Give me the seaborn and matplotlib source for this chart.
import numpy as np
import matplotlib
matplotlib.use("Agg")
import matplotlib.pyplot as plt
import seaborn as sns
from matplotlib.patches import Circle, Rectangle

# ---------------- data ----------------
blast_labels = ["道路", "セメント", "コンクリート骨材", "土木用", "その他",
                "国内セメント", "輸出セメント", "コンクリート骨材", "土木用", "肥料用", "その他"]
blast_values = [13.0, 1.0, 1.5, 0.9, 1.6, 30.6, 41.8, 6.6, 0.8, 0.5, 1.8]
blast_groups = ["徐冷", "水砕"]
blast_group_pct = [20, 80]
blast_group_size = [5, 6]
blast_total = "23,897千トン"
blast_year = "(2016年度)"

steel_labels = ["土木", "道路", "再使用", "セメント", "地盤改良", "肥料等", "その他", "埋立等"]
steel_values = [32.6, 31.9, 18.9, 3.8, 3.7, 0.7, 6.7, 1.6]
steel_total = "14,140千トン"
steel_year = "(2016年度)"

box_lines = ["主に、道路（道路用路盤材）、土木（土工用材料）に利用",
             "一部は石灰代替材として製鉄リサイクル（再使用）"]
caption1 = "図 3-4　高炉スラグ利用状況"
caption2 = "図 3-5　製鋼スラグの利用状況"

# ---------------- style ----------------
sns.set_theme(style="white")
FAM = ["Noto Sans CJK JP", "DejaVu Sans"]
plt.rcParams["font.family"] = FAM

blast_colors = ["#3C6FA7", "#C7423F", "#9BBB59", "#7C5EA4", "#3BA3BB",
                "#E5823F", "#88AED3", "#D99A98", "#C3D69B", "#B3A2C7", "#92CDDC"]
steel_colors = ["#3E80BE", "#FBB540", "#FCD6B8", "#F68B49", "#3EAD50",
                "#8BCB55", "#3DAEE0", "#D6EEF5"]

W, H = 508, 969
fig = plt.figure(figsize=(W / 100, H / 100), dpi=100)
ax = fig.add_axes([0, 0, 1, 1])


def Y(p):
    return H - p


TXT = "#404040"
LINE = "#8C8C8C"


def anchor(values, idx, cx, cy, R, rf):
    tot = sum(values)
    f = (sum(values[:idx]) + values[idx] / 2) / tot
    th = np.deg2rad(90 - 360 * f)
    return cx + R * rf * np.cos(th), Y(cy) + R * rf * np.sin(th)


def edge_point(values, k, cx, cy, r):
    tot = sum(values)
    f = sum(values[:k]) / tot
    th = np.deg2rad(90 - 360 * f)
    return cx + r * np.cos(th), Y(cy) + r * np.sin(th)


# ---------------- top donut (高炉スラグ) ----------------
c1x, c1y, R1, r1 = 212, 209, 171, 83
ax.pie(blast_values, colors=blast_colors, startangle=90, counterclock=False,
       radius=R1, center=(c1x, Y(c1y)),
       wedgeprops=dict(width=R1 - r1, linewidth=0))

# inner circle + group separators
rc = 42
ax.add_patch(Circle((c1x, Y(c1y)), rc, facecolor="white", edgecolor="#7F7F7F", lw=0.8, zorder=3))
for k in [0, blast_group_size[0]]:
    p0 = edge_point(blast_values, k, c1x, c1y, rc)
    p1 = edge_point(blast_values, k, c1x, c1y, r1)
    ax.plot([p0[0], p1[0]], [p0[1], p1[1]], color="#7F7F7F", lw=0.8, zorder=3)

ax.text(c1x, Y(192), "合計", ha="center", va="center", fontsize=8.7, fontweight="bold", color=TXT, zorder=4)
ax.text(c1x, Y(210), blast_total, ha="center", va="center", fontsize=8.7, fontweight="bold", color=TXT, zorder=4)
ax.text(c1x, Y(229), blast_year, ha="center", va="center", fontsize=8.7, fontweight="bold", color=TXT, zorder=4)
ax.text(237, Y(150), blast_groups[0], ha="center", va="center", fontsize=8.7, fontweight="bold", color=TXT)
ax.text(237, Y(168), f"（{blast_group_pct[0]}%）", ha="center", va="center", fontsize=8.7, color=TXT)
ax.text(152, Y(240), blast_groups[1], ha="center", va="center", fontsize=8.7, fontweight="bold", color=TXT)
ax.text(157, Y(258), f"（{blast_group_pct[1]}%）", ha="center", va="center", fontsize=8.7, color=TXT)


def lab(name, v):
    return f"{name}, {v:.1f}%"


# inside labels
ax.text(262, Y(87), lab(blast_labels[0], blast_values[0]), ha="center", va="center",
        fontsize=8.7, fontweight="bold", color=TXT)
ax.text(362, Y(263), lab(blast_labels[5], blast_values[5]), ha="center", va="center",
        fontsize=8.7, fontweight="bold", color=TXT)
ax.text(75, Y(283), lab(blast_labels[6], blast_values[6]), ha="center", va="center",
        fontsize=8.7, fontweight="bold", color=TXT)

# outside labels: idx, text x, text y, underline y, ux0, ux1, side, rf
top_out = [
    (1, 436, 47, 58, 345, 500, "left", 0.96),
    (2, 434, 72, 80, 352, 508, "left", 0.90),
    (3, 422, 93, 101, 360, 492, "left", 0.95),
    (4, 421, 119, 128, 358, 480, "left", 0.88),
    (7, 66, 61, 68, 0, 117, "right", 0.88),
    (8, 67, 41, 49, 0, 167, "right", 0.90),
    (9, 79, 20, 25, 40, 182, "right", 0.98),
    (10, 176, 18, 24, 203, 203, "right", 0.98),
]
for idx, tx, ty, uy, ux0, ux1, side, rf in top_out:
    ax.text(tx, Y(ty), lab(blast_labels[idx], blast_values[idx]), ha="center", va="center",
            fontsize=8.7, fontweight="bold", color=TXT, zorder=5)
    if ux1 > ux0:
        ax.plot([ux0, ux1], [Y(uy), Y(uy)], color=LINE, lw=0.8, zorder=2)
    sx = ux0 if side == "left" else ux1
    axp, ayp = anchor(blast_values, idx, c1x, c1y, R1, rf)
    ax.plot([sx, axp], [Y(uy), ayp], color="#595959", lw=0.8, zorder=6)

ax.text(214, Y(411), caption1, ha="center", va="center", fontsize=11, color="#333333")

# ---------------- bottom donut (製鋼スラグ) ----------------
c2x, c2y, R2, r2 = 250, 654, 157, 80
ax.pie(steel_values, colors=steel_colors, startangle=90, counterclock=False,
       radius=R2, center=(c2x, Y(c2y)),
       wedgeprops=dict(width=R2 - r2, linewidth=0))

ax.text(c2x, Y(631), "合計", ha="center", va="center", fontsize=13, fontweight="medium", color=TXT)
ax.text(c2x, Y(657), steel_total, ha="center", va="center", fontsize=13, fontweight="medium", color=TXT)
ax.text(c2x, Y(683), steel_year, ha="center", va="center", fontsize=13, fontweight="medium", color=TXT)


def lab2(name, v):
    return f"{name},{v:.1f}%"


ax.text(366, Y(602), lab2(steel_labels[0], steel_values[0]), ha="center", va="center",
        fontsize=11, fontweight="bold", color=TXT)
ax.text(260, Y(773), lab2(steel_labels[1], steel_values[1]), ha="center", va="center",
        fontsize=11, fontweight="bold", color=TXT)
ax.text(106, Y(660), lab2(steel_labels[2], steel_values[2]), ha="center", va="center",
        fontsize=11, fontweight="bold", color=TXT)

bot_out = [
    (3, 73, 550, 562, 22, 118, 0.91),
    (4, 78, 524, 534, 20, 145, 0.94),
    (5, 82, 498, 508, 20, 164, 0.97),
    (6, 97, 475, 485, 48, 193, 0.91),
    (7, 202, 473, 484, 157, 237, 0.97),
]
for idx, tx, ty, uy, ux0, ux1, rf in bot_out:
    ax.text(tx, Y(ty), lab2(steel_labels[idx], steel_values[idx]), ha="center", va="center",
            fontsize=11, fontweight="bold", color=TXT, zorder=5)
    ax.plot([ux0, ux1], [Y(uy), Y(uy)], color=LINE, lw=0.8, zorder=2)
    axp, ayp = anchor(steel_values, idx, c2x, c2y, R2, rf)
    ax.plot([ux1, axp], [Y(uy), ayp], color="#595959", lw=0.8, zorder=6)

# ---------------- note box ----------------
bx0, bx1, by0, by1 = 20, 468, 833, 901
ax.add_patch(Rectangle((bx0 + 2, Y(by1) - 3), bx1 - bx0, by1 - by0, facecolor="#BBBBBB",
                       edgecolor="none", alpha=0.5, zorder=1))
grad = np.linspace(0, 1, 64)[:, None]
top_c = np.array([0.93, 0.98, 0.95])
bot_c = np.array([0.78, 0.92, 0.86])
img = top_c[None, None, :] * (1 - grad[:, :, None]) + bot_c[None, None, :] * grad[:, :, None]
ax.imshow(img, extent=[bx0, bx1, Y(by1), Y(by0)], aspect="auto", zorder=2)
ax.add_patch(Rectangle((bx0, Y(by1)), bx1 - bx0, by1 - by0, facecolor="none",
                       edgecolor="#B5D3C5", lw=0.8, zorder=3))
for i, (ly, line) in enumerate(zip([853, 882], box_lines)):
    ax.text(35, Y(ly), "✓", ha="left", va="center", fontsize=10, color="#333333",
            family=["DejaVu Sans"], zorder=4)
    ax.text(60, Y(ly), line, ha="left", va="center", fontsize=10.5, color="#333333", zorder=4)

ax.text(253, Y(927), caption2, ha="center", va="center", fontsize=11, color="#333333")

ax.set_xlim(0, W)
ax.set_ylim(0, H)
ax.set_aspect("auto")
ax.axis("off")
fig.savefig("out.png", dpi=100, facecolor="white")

* **Task objective**
Word for word, reproduce the listing above from its start up to and including the line that has "from matplotlib.patches import". Give only those lines.

* **Solved exercise**
Give me the seaborn and matplotlib source for this chart.
import numpy as np
import matplotlib
matplotlib.use("Agg")
import matplotlib.pyplot as plt
import seaborn as sns
from matplotlib.patches import Circle, Rectangle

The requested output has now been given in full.